Ferrari, however, turned up to the official tests with its familiar colour scheme - and all sponsor stickers on.
Super Aguri 2006
An almost all-white car with black rear wing - that's the colour scheme Super Aguri adopted for 2006 pre-season tests.
Super Aguri 2006
Super Aguri's race livery was a lot more vibrant and artistic, with good use of the red colour.
Ahead of an all-new livery in 2007, Renault introduced a black-and-yellow colour scheme for pre-season testing.
For the race livery, Renault dropped the blue colour and made more extensive use of yellow. Orange and black shades were also used, the former for major sponsor ING.
Spyker wanted an orange livery for 2007 pre-season. However, the car looked more red than orange in daylight.
As a consequence, Spyker's race design was vastly different, with a new shade of orange combined with dark grey.
Another all-black car, but with a shiny body and white sponsorship stickers - the 2007 Honda test livery was simple yet beautiful.
Of course, Honda adopted its infamous Earth livery when the 2007 season began - one that carried almost zero sponsorship.
In contrast to 2007 pre-season testing, Honda turned up to next year's sessions with an all-white and sponsorship-free design.
Honda adopted a far more eye-pleasing design for its 2008 race car compared to what was used the previous year. White became the primary colour, while green and blue shades stayed on to promote Honda's greenery message.
Force India 2008
After buying Skyper, Vijay Mallya's Force India team took part in the 2008 pre-season tests with a white and red livery.
Force India 2008
Team's race livery - a mixture of white, red and golden - was also impressive, but some felt the testing design scheme was better.

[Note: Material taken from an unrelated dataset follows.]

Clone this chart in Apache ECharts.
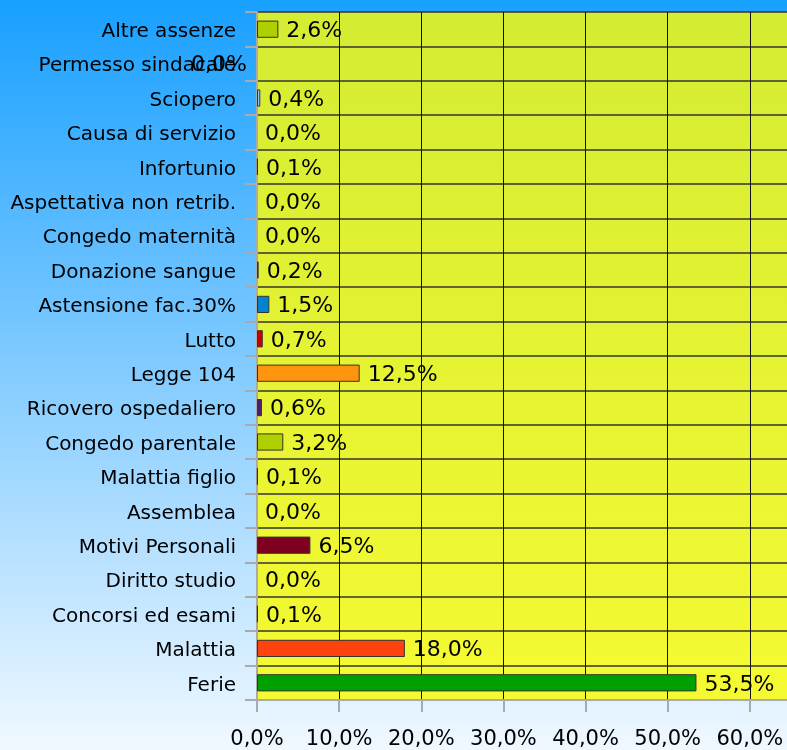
<!DOCTYPE html>
<html>
<head>
<meta charset="utf-8">
<script src="https://cdn.jsdelivr.net/npm/echarts@6/dist/echarts.min.js"></script>
<style>
html,body{margin:0;padding:0;overflow:hidden;width:787px;height:750px;}
#c{width:850px;height:750px;background:linear-gradient(to bottom,#18a0ff 0%,#f0f8ff 100%);}
</style>
</head>
<body>
<div id="c"></div>
<script>
var categories = ["Altre assenze","Permesso sindacale","Sciopero","Causa di servizio","Infortunio","Aspettativa non retrib.","Congedo maternità","Donazione sangue","Astensione fac.30%","Lutto","Legge 104","Ricovero ospedaliero","Congedo parentale","Malattia figlio","Assemblea","Motivi Personali","Diritto studio","Concorsi ed esami","Malattia","Ferie"];
var values = [2.6,0.0,0.4,0.0,0.1,0.0,0.0,0.2,1.5,0.7,12.5,0.6,3.2,0.1,0.0,6.5,0.0,0.1,18.0,53.5];
var colors = ["#aecf00","#ffd320","#83caff","#004586","#314004","#579d1c","#7e0021","#00a000","#0084d1","#c5000b","#ff950e","#4b1f6f","#aecf00","#314004","#ffd320","#7e0021","#004586","#314004","#ff420e","#00a000"];
var xTicks = [0,10,20,30,40,50,60];

function fmt(v){ return v.toFixed(1).replace('.', ',') + '%'; }

var FONT = 'DejaVu Sans';
var data = values.map(function(v,i){
  var item = {value: v, itemStyle: {color: colors[i]}};
  if (v === 0) item.itemStyle.borderWidth = 0;
  if (categories[i] === "Permesso sindacale") {
    item.label = {position: 'left', distance: 10};
  }
  return item;
});

var chart = echarts.init(document.getElementById('c'), null, {renderer:'canvas'});
chart.setOption({
  animation: false,
  grid: {
    left: 257, top: 12, bottom: 48, right: 18,
    show: true,
    borderWidth: 0,
    backgroundColor: new echarts.graphic.LinearGradient(0,0,0,1,[
      {offset:0, color:'#d4ec32'},
      {offset:1, color:'#f5fa32'}
    ])
  },
  xAxis: {
    type: 'value', min: 0, max: 70, interval: 10,
    axisLine: {show: true, lineStyle: {color: '#aaaaaa', width: 2}},
    axisTick: {show: true, length: 12, lineStyle: {color: '#aaaaaa', width: 2}},
    splitLine: {show: true, lineStyle: {color: '#111', width: 1}},
    axisLabel: {
      margin: 29, color: '#000', fontFamily: FONT, fontSize: 21,
      formatter: function(v){ return xTicks.indexOf(v) >= 0 ? fmt(v) : ''; }
    }
  },
  yAxis: {
    type: 'category', data: categories, inverse: true,
    axisLine: {show: true, lineStyle: {color: '#aaaaaa', width: 2}},
    axisTick: {show: true, length: 12, lineStyle: {color: '#aaaaaa', width: 2}},
    splitLine: {show: true, lineStyle: {color: '#333', width: 1.5}},
    axisLabel: {
      margin: 21, color: '#000', fontFamily: FONT, fontSize: 20,
      formatter: function(v){ return '{a|' + v + '}'; },
      rich: {a: {fontFamily: FONT, fontSize: 20, color: '#000', padding: [5,0,0,0]}}
    }
  },
  series: [{
    type: 'bar',
    data: data,
    barWidth: '50%',
    itemStyle: {borderColor: '#333', borderWidth: 1},
    label: {
      show: true, position: 'right', distance: 8, offset: [0, 2],
      color: '#000', fontFamily: FONT, fontSize: 22,
      formatter: function(p){ return fmt(p.value); }
    }
  }]
});
</script>
</body>
</html>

Another bare white car for testing - this time from F1 minnow and now-defunct HRT squad.
For a team as small as HRT, the designers did a fantastic job with the race livery, especially considering how few sponsors they had to place on the car.
When Pirelli bought an old F1 car to test its range of tyres, it came up with a matte black livery and placed some yellow company stickers on it.
Red Bull 2015
Red Bull gathered a lot of attention in 2005 pre-season testing when, in a clever attempt to hide its aero secrets, it introduced a camo livery for the RB11.